OKS: I saw Jenn Wasner from Wye Oak contributed vocals to your album. She’s played here in the OKC area like three times in the last five or six months, and I still wish I could see them more. Herring: They’re amazing. They play real hard.
OKS: Agreed. What’d she bring to “The Great Fire” that you can’t hear on the track?
Herring: The song was written and then, after playing it live a few times, we decided that it might be nice to bring in a female vocal as a new dynamic. I got the guys’ blessing to ask Jenn if she was up for it. She was really excited.
I sent her the song and said, “I want you to sing the second verse and then follow me on the choruses. Do you want to rewrite the second verse? What works for you?” and she said, “No, I like the verse, I like the words.” It was her idea to intertwine the vocals so it’d sound like they were shadowing each other, which I think was beautiful. She brings a softer side to what I think people imagine we’re like. I toned down my vocals to let her be the strong character.
She lifted that song with her vocals. We went into the studio, she sang it a couple times and I asked if she could do a sonic scale at the end and she just blew it away. I think she did five or six takes and me and Chester, our producer, were sitting in the other room just jumping up and down, high-fiving each other like “This is gonna be awesome!”
Now I kinda sing the lines the way she sings them, ’cause I like the way she does it better. It was a lot of fun.
OKS: It doesn’t sound too much to me like you guys write lyrics while strumming a guitar or playing a piano. Walk me through your process.

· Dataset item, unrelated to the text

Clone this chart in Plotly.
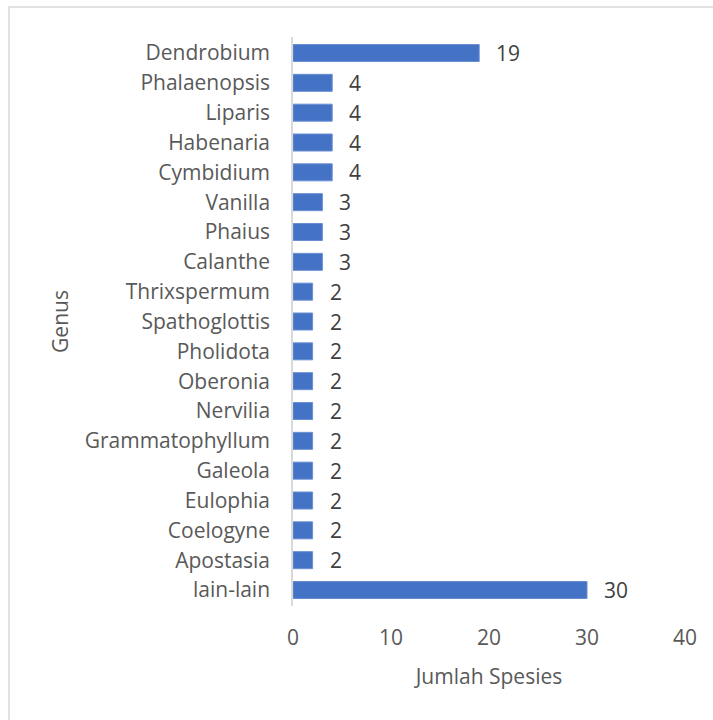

Herring: Some songs come along easier than others. Right now, we’re working on a new song and I’m workshopping it and playing with melodies, but that’s only one out of three songs where I take a couple days on it to try to figure out what I’m trying to say.
Oftentimes, it is pretty much just us sitting in a room, with Gerrit playing keyboard or piano or organ, and William plucking a bass, with me just sitting back and seeing if anything happens, seeing what words pop up. Sometimes Gerrit will come up with a really strong song structure and then William and I will work on our respective parts to go with it.
I enjoy writing like that because I feel like it’s a really solid process. It’s however they pop up, and they yield different results. I think it’s good to have variations in writing styles and seeing what happens.
Usually, I’ll feel out the music for myself, see where it takes me and freely write fine melodies that speak to me. And like I said, sometimes they come really easy — I’m like, “How did I write that?” — and then there’s other songs where I’m like, “I know exactly how I wrote that: I fought over those two lines for days and days and days trying to decide if it was bullshit or not. Or if it was worth it, or if I was taking a chance, or if I was taking too much of a chance, those kinds of things.”
You have to be a critic as well as an artist. You have to trust it when you’re right on point, questioning if you’re doing something new, or if you’re using a cliché for yourself or against yourself. I think there’s a lot to be said for talking about clichés. I love to flip a cliché. Like, “I’m going to make this mine.”
OKS: All these songs on “In Evening Air” sound really tense in that all the aggression and drama seems subterranean. It’s not always easily evident, and it’s not angry either. Why is that?
Herring: In telling a good story and allowing a buildup of tension, then breaking that ... the punk aesthetic’s a big part of us, from way back. We’ve always made music with whatever means were possible, and we’ve done it hard, done it sweaty and done it dirty.
There is that force, but I’d chalk it up to building tension within a song, because it’s gripping. I really want to grab people onstage. Not physically, but I want the performance to be gripping and to affect. We want to move people physically and emotionally. If we can get one of those it’s great, and if we can get both, it’s amazing. Having that catharsis is the goal.
“Long Flight” is the perfect example of that, where it’s just kinda smooth, there’s this repetition, then the second verse which is a little bit heavier, some repetition, then the third verse and the last chorus just breaks everything — it’s all out. While it builds to this climax of force and anger, we’re also letting go of it all. That’s what it’s like in writing — especially for me — writing a song so you can understand certain aspects of myself, so I can put it out, I can perform that song and build to that release.
Or I don’t know, maybe Gerrit and William have a lot of rage inside of them that I don’t know about.
Future Islands play Opolis Friday, supported by fellow Baltimoreites Ed Schrader’s Music Beat and Mike and Mike. Their third full-length album, "In Evening Air," is out now.